William Carey was wise in not challenging directly the theology of his compatriots, only the implications. But theology doesn’t just go away. Missions needs a better theological backing than what we normally give it. Most commonly it is given in the form of a series of “proof-texts” in a lecture or part of a course called “Biblical Basis for Missions.” Essentially, the course does what William Carey did. It says, “We don’t really need to deal with the issue of theology. Rather, if we will show that we are doing that we call ‘Missions’ can be linked to Biblical verses that are relevant and supporting.”
An acquaintance of mine is what sometimes gets called a Neo-Calvinist. A seminary interviewing him questioned whether his theology would work against the importance of Missions and Evangelism (these being important to the seminary). His response was that he strongly supported missions and evangelism and felt that this was empowered by his theology much the way several other missionaries, pastors, or theologians found their Calvinistic theology empowering their call to outreach. I don’t really know about some of the people he referenced. However, he mentioned William Carey, and from his writings it seems to me more that he bracketed his theology. Or, perhaps more sympathetically, he allowed his theology to maintain a certain unresolved tension. Not always the worst decision. “A foolish consistency is the hobgoblin of little minds, adored by little statesmen and philosophers and divines.” (Ralph Waldo Emerson)
Some work in the vein of Carey’s Enquiry, answers more recent criticisms or interpretations of Matthew 28:18-20:
- Arguing for the authenticity of the passage (that Jesus actually said it or it at least accurately describes what Jesus was seeking for the post-resurrection church).
- Connect it with other Biblical passages to show that the passage is correctly understood and is consistent with other statements of Jesus, as well as other Biblical writers.
For a Christian Missions that is “built to last,” one needs a theological view, not a proof-text view, of Scripture. Regarding the latter activity, David Bosch states,
“I am not saying that these procedures are illegitimate. They undoubtedly have their value. But their contribution towards establishing the validity of the missionary mandate is minimal. This validity should not be deduced from isolated texts and detached incidents but only from the thrust of the central message of both Old and New Testaments.” (“Hermeneutical Principles,” pages 439-440)

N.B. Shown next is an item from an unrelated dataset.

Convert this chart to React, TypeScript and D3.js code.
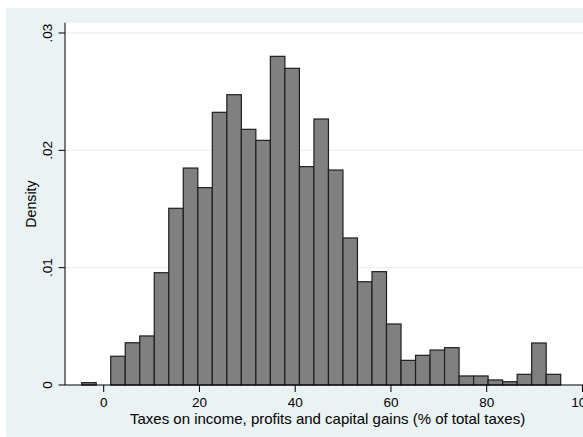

A big problem is that Missions has been strangely quite absent from formal theological study over the years. As Christopher Wright notes,
“… there are many theological scholars and students whose understanding of theology is bounded by the horizon of the classical shape of the curriculum, in which mission in any form (biblical, historical, theological, practical) seems remarkably absent.” (Christopher J. H. Wright, ‘The Mission of God: Unlocking the Bible’s Grand Narrative,” p. 36)
In fact, one can even argue about where a Missions Theology would fit in. It could be a form of “Practical Theology”– attempting to bridge systematic theology (perhaps soteriology and ecclesiology) with real world practice. It could be its own sub-category of systematic theology, standing alongside Christology, Eschatology, Soteriology, Ecclesiology and the like). It could be a sub-set of Biblical Theology, going beyond “Biblical basis for Missions” to an attempt to draw the Testaments of God together to see the Missio Dei and the Missio Ecclesia.
For me, the most important is Missions Theology that establishes a sound foundation for Missions today. This would draw heavy on its Biblical Theology roots, but honestly and faithfully addresses systematization with historical and philophical sources as well. Wright goes on (on page 37) to quote Mark Spindler:
“If ‘mission’ is understood as the sum total of all actual missionary activities in the modern period or as everything undertaken under the banner of ‘missions,’ then an honest biblical scholar can only conclude that such a concept of mission does not occur in the Bible… It is therefore anachronistic and hence meaningless to attempt to base all modern ‘missionary’ activities on the Bible, that is, to seek biblical precedents or literal biblical mandates for all modern missionary activities. Mission today must, rather, be seen as arising from something fundamental, from the basic movement of God’s people toward the world… All ‘missionary’ activities that have grown up in history must be reassessed from this perspective. Once again, a biblical grounding of mission by no means seeks to legitimate missionary activities that are actually being carried out. Its goal is, rather, evaluation of those activities in the light of the Bible.”
We presently live in a “missionally sloppy” time. We live in an era where missions is often seen as converting people from one Christian denomination to another, or one theological ‘club’ within Christianity to another. For some it is about sending money to local workers, while others are convinced that missions can only happen when people are active cross-culturally. Some see evangelism as absolutely essential to missions, while others see social justice and ministry as key, while others identify a more holistic approach. Some feel that spiritual mapping and praying down ‘principalities and powers’ is essential, while others see it as useless fiction. Some see long-term workers as essential, while others see them as anachronistic and believe that more can be done with short-term teams. Some believe that we must do things “the way Paul did it,” others that we must be sent as the Father sent Jesus, while some see other forms of adaptation in missions. Many provide their ultimate theological justification for their Missions activities as “it seems to work” or “God appears to be blessing it” — (may as well use the line from the Debby Boone song, You Light Up My Life, “It can’t be wrong when it feels so right.”)
A good missions theology would not answer all of these concerns, but would at least provide a foundation for evaluating the various currents.